Last year, she went to Sturgis, with no windshield and a tent strapped to the handlebars, and met Lee Munro, the great-nephew of
New Zealander and “World’s Fastest Indian” Burt Munro, at a track race
nearby. Three months later, Misch was in New Zealand, riding with Munro
around the South Island, at his invitation. She agrees with Yazdi that
women riders are the future of the industry. “For every one woman rider,” she says, “you can bring in four men.”

The first leg of my ride with Yazdi lasts about five minutes before we
duck into Duke’s, a cheesy Hawaiian bar, for a beer and a backstory—hers.
When Yazdi was 11, her oldest sister died of a drug overdose. Two years later,
her father fell asleep at the wheel and collided head-on with a tanker truck at
70 miles per hour. He was in a coma for a year. 

“I literally had to reteach my
dad how to talk. I was feeding him Gerber baby food,” Yazdi says. “I missed
a lot of things.” He suffered various complications over the next decade,
and in 2014 died of a burst growth between his aorta and his lungs. Yazdi
emerged from that trauma determined to live at the peak. She has never had
a nine-to-five job, and she has the physical beauty to keep it that way.
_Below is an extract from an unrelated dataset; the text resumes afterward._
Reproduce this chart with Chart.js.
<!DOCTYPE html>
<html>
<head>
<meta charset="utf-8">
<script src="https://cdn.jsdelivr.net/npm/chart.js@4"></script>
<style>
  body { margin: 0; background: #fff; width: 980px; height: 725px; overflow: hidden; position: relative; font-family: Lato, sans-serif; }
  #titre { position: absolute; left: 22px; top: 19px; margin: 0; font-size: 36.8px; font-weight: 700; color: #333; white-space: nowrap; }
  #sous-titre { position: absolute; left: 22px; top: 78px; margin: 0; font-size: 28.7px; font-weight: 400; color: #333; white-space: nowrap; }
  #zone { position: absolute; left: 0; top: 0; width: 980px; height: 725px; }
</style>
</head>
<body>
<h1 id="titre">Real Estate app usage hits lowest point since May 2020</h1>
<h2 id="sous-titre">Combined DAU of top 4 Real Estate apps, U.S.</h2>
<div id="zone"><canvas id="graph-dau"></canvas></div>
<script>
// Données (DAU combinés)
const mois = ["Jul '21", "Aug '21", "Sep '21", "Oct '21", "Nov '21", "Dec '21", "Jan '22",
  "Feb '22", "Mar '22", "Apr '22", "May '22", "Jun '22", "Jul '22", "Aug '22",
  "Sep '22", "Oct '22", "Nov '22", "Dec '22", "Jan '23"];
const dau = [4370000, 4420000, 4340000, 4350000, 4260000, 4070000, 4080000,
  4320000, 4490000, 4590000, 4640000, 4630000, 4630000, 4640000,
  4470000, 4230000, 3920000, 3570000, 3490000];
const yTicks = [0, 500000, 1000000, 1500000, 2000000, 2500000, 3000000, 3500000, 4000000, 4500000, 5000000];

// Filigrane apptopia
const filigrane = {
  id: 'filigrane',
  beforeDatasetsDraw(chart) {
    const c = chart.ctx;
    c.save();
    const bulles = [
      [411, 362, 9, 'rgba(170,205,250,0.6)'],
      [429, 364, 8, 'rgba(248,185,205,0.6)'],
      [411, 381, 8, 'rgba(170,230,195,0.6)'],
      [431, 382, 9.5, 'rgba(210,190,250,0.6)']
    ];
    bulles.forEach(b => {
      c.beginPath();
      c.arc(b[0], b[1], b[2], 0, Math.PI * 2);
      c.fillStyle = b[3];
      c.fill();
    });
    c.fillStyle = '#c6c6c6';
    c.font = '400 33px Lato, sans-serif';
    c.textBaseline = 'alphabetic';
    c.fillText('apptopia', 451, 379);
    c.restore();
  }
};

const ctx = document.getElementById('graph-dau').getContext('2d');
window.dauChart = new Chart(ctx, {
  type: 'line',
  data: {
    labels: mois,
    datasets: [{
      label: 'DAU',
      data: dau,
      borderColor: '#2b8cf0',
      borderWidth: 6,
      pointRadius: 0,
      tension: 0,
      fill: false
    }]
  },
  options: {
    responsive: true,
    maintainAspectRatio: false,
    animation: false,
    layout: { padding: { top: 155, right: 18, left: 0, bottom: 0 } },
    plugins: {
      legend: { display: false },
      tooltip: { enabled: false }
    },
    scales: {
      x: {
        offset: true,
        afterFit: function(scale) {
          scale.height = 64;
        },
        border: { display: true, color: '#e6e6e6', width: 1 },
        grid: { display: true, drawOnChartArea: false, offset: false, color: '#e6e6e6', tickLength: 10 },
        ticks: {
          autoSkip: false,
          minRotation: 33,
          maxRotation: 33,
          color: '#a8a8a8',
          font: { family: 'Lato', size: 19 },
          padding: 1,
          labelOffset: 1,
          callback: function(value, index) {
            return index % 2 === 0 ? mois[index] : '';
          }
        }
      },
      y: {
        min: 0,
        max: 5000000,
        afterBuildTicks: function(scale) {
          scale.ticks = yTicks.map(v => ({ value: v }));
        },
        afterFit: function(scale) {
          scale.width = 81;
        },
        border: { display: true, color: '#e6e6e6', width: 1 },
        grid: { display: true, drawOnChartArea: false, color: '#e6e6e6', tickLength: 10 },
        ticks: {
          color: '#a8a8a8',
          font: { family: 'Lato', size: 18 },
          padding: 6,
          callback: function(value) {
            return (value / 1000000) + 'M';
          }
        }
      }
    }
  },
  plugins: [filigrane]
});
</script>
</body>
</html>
But she wants more than Instagram likes of pretty pictures of herself.

For Yazdi, motorcycling represents a way to live life at its maximum
setting. Last year, she quit social media for three months, weary of a
virtual world full of click-based accolades. “I don’t need to be a social
media star,” she says. “It’s not a real thing.” 

In December, tired of L.A. and
needing to recalibrate her life, Yazdi, her Australian shepherd, Kai, and
her Weimaraner, Moose, moved to the
frozen north, to Fairbanks, Alaska. Now
she’s organizing an event that will launch in
2019 in Hawaii, called the Aloha Way of Life
Festival, featuring music, motorcycles, surfing,
and art. “I wanted to be in a place I could really
launch something.”

What that looks like is weirdly simple, in
a way. The morning after we meet for beers, a
photographer and marketing guy for Indian joins
us for a day’s drive along the coast. Her job is just
to ride, and to look good riding, and to stop at scenic vistas along the way
and whip off her helmet and shake her hair and smile for the camera. My job
is to tag along and stand there awkwardly while she and Indian make a bit
of a scene on the PCH.

In one way, I’m watching a standard modeling shoot. But I’m also
watching Yazdi build a brand (herself) and a relationship (with Indian) that
she can leverage to sponsor the adventure rallies and festivals she creates.
“That’s how I tie all this stuff together,” she says.